One is long-awaited housing preservation legislation (H.R. 4868) introduced on March 17 by influential Rep. Barney Frank (D-Mass.). The measure, which Chairman Frank is expected to eventually guide through his House Financial Services Committee, would provide a number of tools and incentives to preserve federally subsidized rental housing units, while strengthening tenant protections. “If we don’t act, we will have a diminution in affordable rental housing units,” says Frank. “Their preservation should be of the highest priority.”
The Obama Administration, meanwhile, has proposed $9.4 billion for project-based Section 8 rental assistance to preserve approximately 1.3 million affordable rental units nationwide in its proposed HUD budget for FY 2011.
Also proposed is a new Transforming Rental Assistance (TRA) initiative, requiring legislation to establish, which is designed to create a uniform single funding stream for public housing and HUD-assisted multifamily properties and to consolidate 13-plus existing HUD rental assistance programs into one.
Barbara Sard, Senior Advisor for Rental Assistance at HUD, said the budget requests $350 million for the initiative’s first phase. “We estimate that that can cover roughly 300,000 units.”
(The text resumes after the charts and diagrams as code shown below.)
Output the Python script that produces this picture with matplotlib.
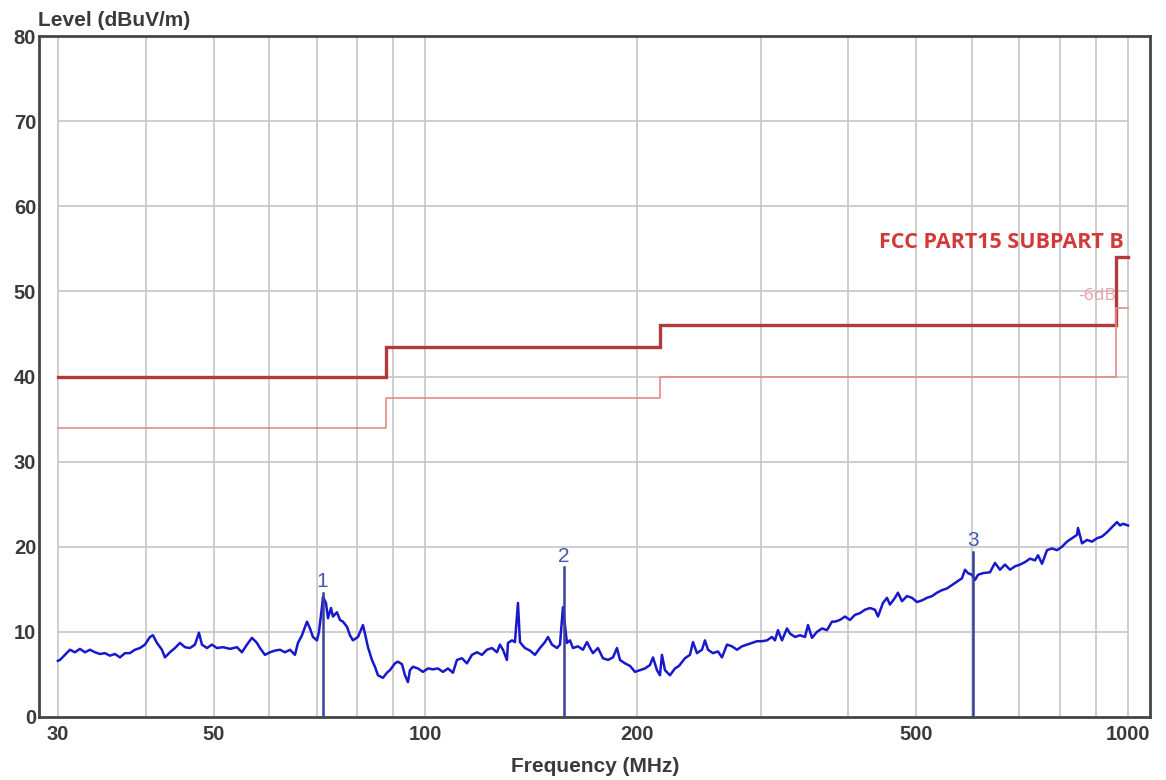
import matplotlib
matplotlib.use("Agg")
import matplotlib.pyplot as plt
from matplotlib.ticker import FixedLocator, NullLocator

# ---------------- data ----------------
trace_freq = [
    30.0, 30.20, 30.70, 31.20, 31.72, 32.24, 32.78, 33.32, 33.87, 34.43, 35.00, 35.57, 36.16, 36.76,
    37.37, 37.98, 38.61, 39.25, 39.90, 40.56, 40.96, 41.50, 42.18, 42.60, 43.30, 44.02, 44.75, 45.49,
    46.24, 47.00, 47.62, 48.09, 48.89, 49.69, 50.52, 51.52, 52.71, 53.94, 54.83, 55.73, 56.66, 57.59,
    58.16, 59.12, 60.10, 61.09, 62.10, 63.13, 64.17, 65.23, 65.87, 66.74, 67.85, 68.52, 69.19, 70.11,
    70.57, 71.26, 71.50, 72.20, 72.68, 73.40, 73.88, 74.85, 75.59, 76.34, 77.35, 78.11, 78.88, 80.19,
    81.51, 82.05, 82.86, 83.95, 84.78, 85.62, 87.03, 88.18, 89.05, 90.52, 91.42, 92.62, 93.54, 94.46,
    95.08, 96.02, 97.61, 99.22, 100.86, 102.52, 104.22, 105.94, 107.69, 109.46, 110.91, 112.74, 114.60,
    116.50, 118.42, 120.38, 122.37, 124.39, 126.44, 127.69, 128.96, 130.66, 131.09, 132.82, 134.13,
    135.46, 136.35, 137.24, 138.60, 140.89, 143.22, 145.58, 147.99, 149.45, 151.42, 153.93, 155.45,
    156.98, 159.05, 160.62, 162.21, 164.89, 167.62, 169.82, 171.50, 173.20, 176.06, 178.97, 181.93,
    184.94, 187.38, 189.23, 192.36, 195.54, 198.77, 202.04, 205.38, 208.77, 210.84, 213.62, 215.73,
    217.14, 219.29, 222.91, 226.60, 229.59, 234.15, 238.01, 240.36, 243.53, 247.56, 250.01, 252.48,
    256.65, 260.89, 264.33, 268.70, 273.14, 277.65, 282.24, 286.90, 291.64, 296.46, 301.35, 306.33,
    311.39, 314.47, 317.57, 321.77, 327.08, 330.31, 335.77, 341.32, 346.96, 350.38, 355.01, 360.87,
    366.84, 372.90, 379.06, 382.80, 389.12, 395.55, 402.08, 408.73, 415.48, 422.35, 429.33, 436.42,
    440.73, 448.01, 453.92, 458.41, 465.98, 470.58, 476.79, 484.67, 492.68, 500.82, 509.10, 517.50,
    526.05, 534.75, 543.57, 552.55, 561.68, 570.96, 580.39, 586.13, 591.92, 599.72, 605.65, 611.63,
    621.74, 636.17, 646.68, 657.37, 668.24, 679.28, 690.51, 701.92, 713.52, 725.31, 737.30, 744.57,
    754.40, 766.87, 779.55, 792.43, 805.53, 818.80, 832.33, 846.09, 848.87, 860.06, 874.27, 888.72,
    903.41, 918.32, 933.49, 948.92, 964.59, 974.13, 983.75, 1000.0,
]
trace_level = [
    6.6, 6.7, 7.3, 7.9, 7.6, 8.0, 7.6, 7.9, 7.6, 7.4, 7.5, 7.2, 7.4, 7.0,
    7.5, 7.5, 7.9, 8.1, 8.5, 9.4, 9.6, 8.7, 7.9, 7.0, 7.6, 8.1, 8.7, 8.2,
    8.1, 8.5, 9.9, 8.5, 8.1, 8.5, 8.1, 8.2, 8.0, 8.2, 7.6, 8.5, 9.3, 8.7,
    8.1, 7.3, 7.6, 7.8, 7.9, 7.6, 7.9, 7.3, 8.7, 9.6, 11.2, 10.4, 9.4, 9.0,
    10.0, 12.9, 14.1, 13.4, 11.6, 12.8, 11.8, 12.3, 11.4, 11.2, 10.6, 9.6, 9.0, 9.4,
    10.8, 9.8, 8.2, 6.7, 5.9, 4.9, 4.6, 5.2, 5.5, 6.3, 6.5, 6.2, 4.9, 4.1,
    5.5, 5.9, 5.7, 5.3, 5.7, 5.6, 5.7, 5.3, 5.7, 5.2, 6.7, 6.9, 6.3,
    7.3, 7.6, 7.3, 7.9, 8.1, 7.6, 8.5, 7.9, 6.7, 8.7, 9.0, 8.8,
    13.4, 8.8, 8.5, 8.1, 7.8, 7.3, 8.1, 8.8, 9.4, 8.5, 8.1, 8.5,
    12.9, 8.7, 9.0, 8.1, 8.3, 7.9, 8.8, 8.1, 7.5, 8.1, 6.9, 6.7,
    7.0, 8.1, 6.7, 6.3, 6.0, 5.3, 5.5, 5.7, 6.1, 7.0, 5.5, 4.9,
    7.3, 5.5, 4.9, 5.7, 6.0, 6.9, 7.3, 8.8, 7.5, 7.9, 9.0, 7.9,
    7.5, 7.7, 7.0, 8.5, 8.3, 7.9, 8.3, 8.5, 8.7, 8.9, 8.9, 9.0,
    9.4, 9.0, 10.2, 9.0, 10.4, 9.8, 9.4, 9.6, 9.4, 10.8, 9.3, 10.0,
    10.4, 10.2, 11.2, 11.2, 11.4, 11.8, 11.4, 12.0, 12.2, 12.6, 12.8, 12.6,
    11.8, 13.4, 14.0, 13.2, 14.0, 14.6, 13.6, 14.2, 14.0, 13.5, 13.7, 14.0,
    14.2, 14.6, 14.9, 15.1, 15.5, 15.9, 16.3, 17.3, 16.9, 16.7, 16.1, 16.7,
    16.9, 17.0, 18.1, 17.3, 17.9, 17.3, 17.7, 17.9, 18.2, 18.6, 18.4, 19.0,
    18.0, 19.6, 19.8, 19.6, 20.0, 20.6, 21.0, 21.4, 22.2, 20.4, 20.8, 20.6,
    21.0, 21.2, 21.7, 22.3, 22.9, 22.5, 22.7, 22.5,
]

# FCC Part 15 Class B limit (step edges) and the -6 dB margin line
limit_edges = [30, 88, 216, 960, 1000]
limit_level = [40.0, 43.5, 46.0, 54.0]
margin_db = 6.0

# peak markers
marker_ids = ["1", "2", "3"]
marker_freq = [71.4, 157.5, 601.9]
marker_level = [14.6, 17.6, 19.4]

x_grid = [30, 40, 50, 60, 70, 80, 90, 100, 200, 300, 400, 500, 600, 700, 800, 900, 1000]
y_grid = [10, 20, 30, 40, 50, 60, 70]
x_ticks = [30, 50, 100, 200, 500, 1000]
y_ticks = [0, 10, 20, 30, 40, 50, 60, 70, 80]

# ---------------- figure ----------------
plt.rcParams['font.family'] = ['Liberation Sans', 'DejaVu Sans']
fig = plt.figure(figsize=(11.66, 7.80), dpi=100)
ax = fig.add_axes([0.0334, 0.0808, 0.9529, 0.8730])
ax.set_xscale('log')
ax.set_xlim(28.19, 1074.8)
ax.set_ylim(0, 80)

grid_col = '#c6c6c6'
ax.vlines(x_grid, 0, 80, colors=grid_col, linewidth=1.2, zorder=1)
ax.hlines(y_grid, x_grid[0], x_grid[-1], colors=grid_col, linewidth=1.2, zorder=1)

# limit lines (stairs)
def stairs(edges, levels, offset=0.0):
    xs, ys = [], []
    for i, lv in enumerate(levels):
        xs += [edges[i], edges[i + 1]]
        ys += [lv - offset, lv - offset]
    return xs, ys

lx, ly = stairs(limit_edges, limit_level)
ax.plot(lx, ly, color='#b23a3a', linewidth=2.4, zorder=3, solid_joinstyle='miter')
mx, my = stairs(limit_edges, limit_level, margin_db)
ax.plot(mx, my, color='#e58a8a', linewidth=1.2, zorder=3)

ax.text(985, 55.7, 'FCC PART15 SUBPART B', color='#d23a3a', fontsize=15.5,
        fontweight='bold', family=['Open Sans', 'DejaVu Sans'],
        ha='right', va='center', zorder=5)
ax.text(962, 49.4, '-6dB', color='#eaa0a0', fontsize=12.5,
        family=['Open Sans', 'DejaVu Sans'], ha='right', va='center', zorder=5)

# trace
ax.plot(trace_freq, trace_level, color='#1818cc', linewidth=1.8, zorder=4)

# markers
for mid, f, lv in zip(marker_ids, marker_freq, marker_level):
    ax.plot([f, f], [0, lv], color='#3a3f9a', linewidth=1.8, zorder=5)
    ax.annotate(mid, (f, lv), xytext=(0, 1), textcoords='offset points',
                ha='center', va='bottom', color='#4a55b0', fontsize=15, zorder=6)

# axes styling
for s in ax.spines.values():
    s.set_color('#454545')
    s.set_linewidth(2.0)
ax.xaxis.set_major_locator(FixedLocator(x_ticks))
ax.xaxis.set_minor_locator(NullLocator())
ax.set_xticklabels([str(t) for t in x_ticks])
ax.yaxis.set_major_locator(FixedLocator(y_ticks))
ax.tick_params(axis='both', length=0, labelsize=14.5, labelcolor='#3a3a3a')
ax.tick_params(axis='x', pad=6)
ax.tick_params(axis='y', pad=2)
for lab in ax.get_xticklabels() + ax.get_yticklabels():
    lab.set_fontweight('bold')

fig.text(38 / 1166, 1 - 21 / 780, 'Level (dBuV/m)', fontsize=15, fontweight='bold',
         color='#3a3a3a', ha='left', va='center')
fig.text(595 / 1166, 1 - 766 / 780, 'Frequency (MHz)', fontsize=15, fontweight='bold',
         color='#3a3a3a', ha='center', va='center')

fig.savefig('out.png', dpi=100, facecolor='white')
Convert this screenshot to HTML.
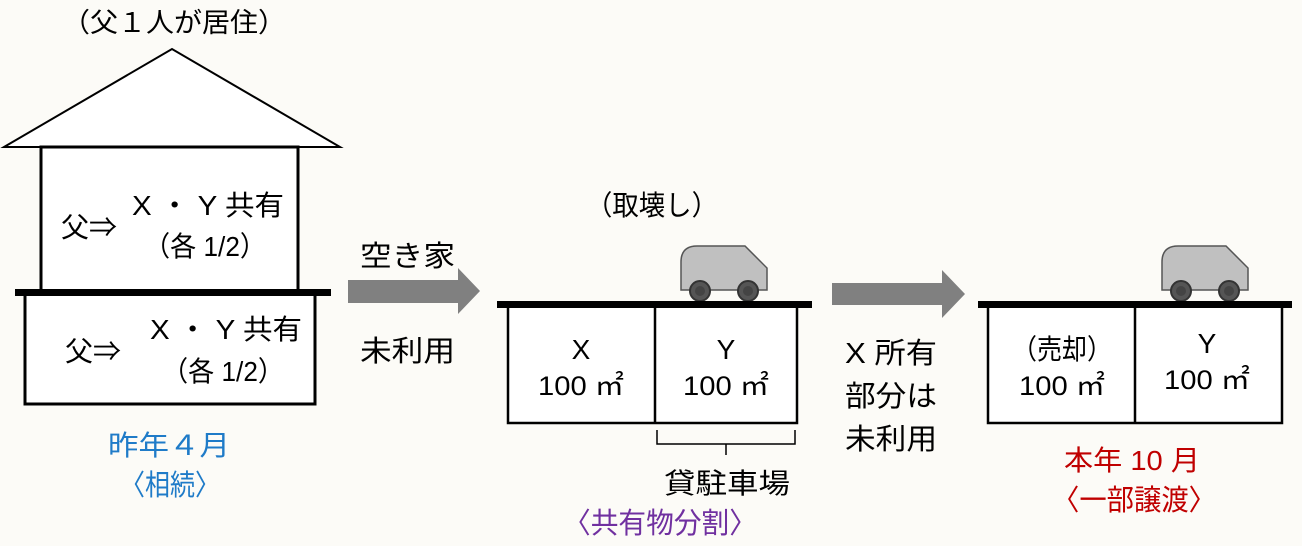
<!DOCTYPE html>
<html><head><meta charset="utf-8"><style>
html,body{margin:0;padding:0;background:#fcfbf7;}
svg{display:block;}
text{font-family:"Liberation Sans","Noto Sans CJK JP",sans-serif;font-size:27px;fill:#000;}
</style></head><body>
<svg width="1302" height="546" viewBox="0 0 1302 546" xmlns="http://www.w3.org/2000/svg">
<rect width="1302" height="546" fill="#fcfbf7"/>
<!-- house -->
<text x="62" y="32" textLength="224" lengthAdjust="spacingAndGlyphs">（父１人が居住）</text>
<polygon points="4,147 172,49 340,147" fill="#fff" stroke="#000" stroke-width="2"/>
<rect x="41" y="147" width="257" height="146" fill="#fff" stroke="#000" stroke-width="3"/>
<rect x="25" y="294" width="290" height="110" fill="#fff" stroke="#000" stroke-width="3"/>
<rect x="15" y="289" width="316" height="7" fill="#000"/>
<text x="61" y="237" style="font-size:28px">父⇒</text>
<text x="132" y="215" style="font-size:28px" textLength="152" lengthAdjust="spacingAndGlyphs">X ・ Y 共有</text>
<text x="144" y="256" style="font-size:28px" textLength="122" lengthAdjust="spacingAndGlyphs">（各 1/2）</text>
<text x="65" y="361" style="font-size:28px">父⇒</text>
<text x="150" y="339" style="font-size:28px" textLength="152" lengthAdjust="spacingAndGlyphs">X ・ Y 共有</text>
<text x="162" y="381" style="font-size:28px" textLength="122" lengthAdjust="spacingAndGlyphs">（各 1/2）</text>
<text x="108" y="455" style="fill:#1f7bc8;font-size:28px" textLength="122" lengthAdjust="spacingAndGlyphs">昨年４月</text>
<text x="120" y="495" style="fill:#1f7bc8;font-size:29px" textLength="100" lengthAdjust="spacingAndGlyphs">〈相続〉</text>
<!-- arrow1 -->
<polygon points="348,280 458,280 458,268 480,291 458,314 458,303 348,303" fill="#808080"/>
<text x="360" y="266" style="font-size:29px" textLength="95" lengthAdjust="spacingAndGlyphs">空き家</text>
<text x="360" y="361" style="font-size:29px" textLength="95" lengthAdjust="spacingAndGlyphs">未利用</text>
<!-- middle -->
<text x="586" y="215" style="font-size:28px" textLength="132" lengthAdjust="spacingAndGlyphs">（取壊し）</text>
<g>
<path d="M681,290 V262 Q681,246 697,246 H745 L767,268 V290 Z" fill="#c0c0c0" stroke="#555" stroke-width="1.5"/>
<circle cx="700" cy="291" r="10" fill="#555" stroke="#333" stroke-width="2"/><circle cx="700" cy="291" r="5" fill="#444"/>
<circle cx="748" cy="291" r="10" fill="#555" stroke="#333" stroke-width="2"/><circle cx="748" cy="291" r="5" fill="#444"/>
</g>
<rect x="508" y="305" width="289" height="118" fill="#fff" stroke="#000" stroke-width="2.5"/>
<line x1="655" y1="305" x2="655" y2="423" stroke="#000" stroke-width="2.5"/>
<rect x="497" y="301" width="315" height="7" fill="#000"/>
<text x="581" y="359" text-anchor="middle" style="font-size:28px">X</text>
<text x="581" y="395" text-anchor="middle" textLength="86" lengthAdjust="spacingAndGlyphs">100 ㎡</text>
<text x="726" y="359" text-anchor="middle" style="font-size:28px">Y</text>
<text x="726" y="395" text-anchor="middle" textLength="86" lengthAdjust="spacingAndGlyphs">100 ㎡</text>
<path d="M657,430 V444 H795 V430 M726,444 V455" fill="none" stroke="#000" stroke-width="1.5"/>
<text x="664" y="493" style="font-size:28px" textLength="126" lengthAdjust="spacingAndGlyphs">貸駐車場</text>
<text x="563" y="533" style="fill:#7030a0;font-size:29px" textLength="194" lengthAdjust="spacingAndGlyphs">〈共有物分割〉</text>
<!-- arrow2 -->
<polygon points="832,283 942,283 942,270 965,294 942,318 942,305 832,305" fill="#808080"/>
<text x="845" y="363" style="font-size:29px" textLength="92" lengthAdjust="spacingAndGlyphs">X 所有</text>
<text x="845" y="406" style="font-size:29px" textLength="92" lengthAdjust="spacingAndGlyphs">部分は</text>
<text x="845" y="449" style="font-size:29px" textLength="92" lengthAdjust="spacingAndGlyphs">未利用</text>
<!-- right -->
<g>
<path d="M1162,290 V262 Q1162,246 1178,246 H1226 L1248,268 V290 Z" fill="#c0c0c0" stroke="#555" stroke-width="1.5"/>
<circle cx="1181" cy="291" r="10" fill="#555" stroke="#333" stroke-width="2"/><circle cx="1181" cy="291" r="5" fill="#444"/>
<circle cx="1229" cy="291" r="10" fill="#555" stroke="#333" stroke-width="2"/><circle cx="1229" cy="291" r="5" fill="#444"/>
</g>
<rect x="988" y="305" width="294" height="118" fill="#fff" stroke="#000" stroke-width="2.5"/>
<line x1="1135" y1="305" x2="1135" y2="423" stroke="#000" stroke-width="2.5"/>
<rect x="978" y="301" width="314" height="7" fill="#000"/>
<text x="1012" y="359" style="font-size:28px" textLength="100" lengthAdjust="spacingAndGlyphs">（売却）</text>
<text x="1062" y="395" text-anchor="middle" textLength="86" lengthAdjust="spacingAndGlyphs">100 ㎡</text>
<text x="1207" y="353" text-anchor="middle" style="font-size:28px">Y</text>
<text x="1207" y="389" text-anchor="middle" textLength="86" lengthAdjust="spacingAndGlyphs">100 ㎡</text>
<text x="1064" y="470" style="fill:#c00000;font-size:28px" textLength="136" lengthAdjust="spacingAndGlyphs">本年 10 月</text>
<text x="1052" y="510" style="fill:#c00000;font-size:29px" textLength="164" lengthAdjust="spacingAndGlyphs">〈一部譲渡〉</text>
</svg>
</body></html>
At present, public housing agencies annually receive capital grants and operating subsidies for their public housing properties. The initiative, in the first year, would give PHAs the option to convert any multifamily property that they own – public housing or other – to a single funding stream with tenants paying rents. This conversion, along with documentation changes, would enable PHAs to leverage tax credits, debt, and other resources to help finance the renovation of these properties. “We estimate that if 280,000 public housing units convert in the first year, that the transformation for them alone would leverage over seven billion dollars in additional funding to help address the capital needs,” says Sard.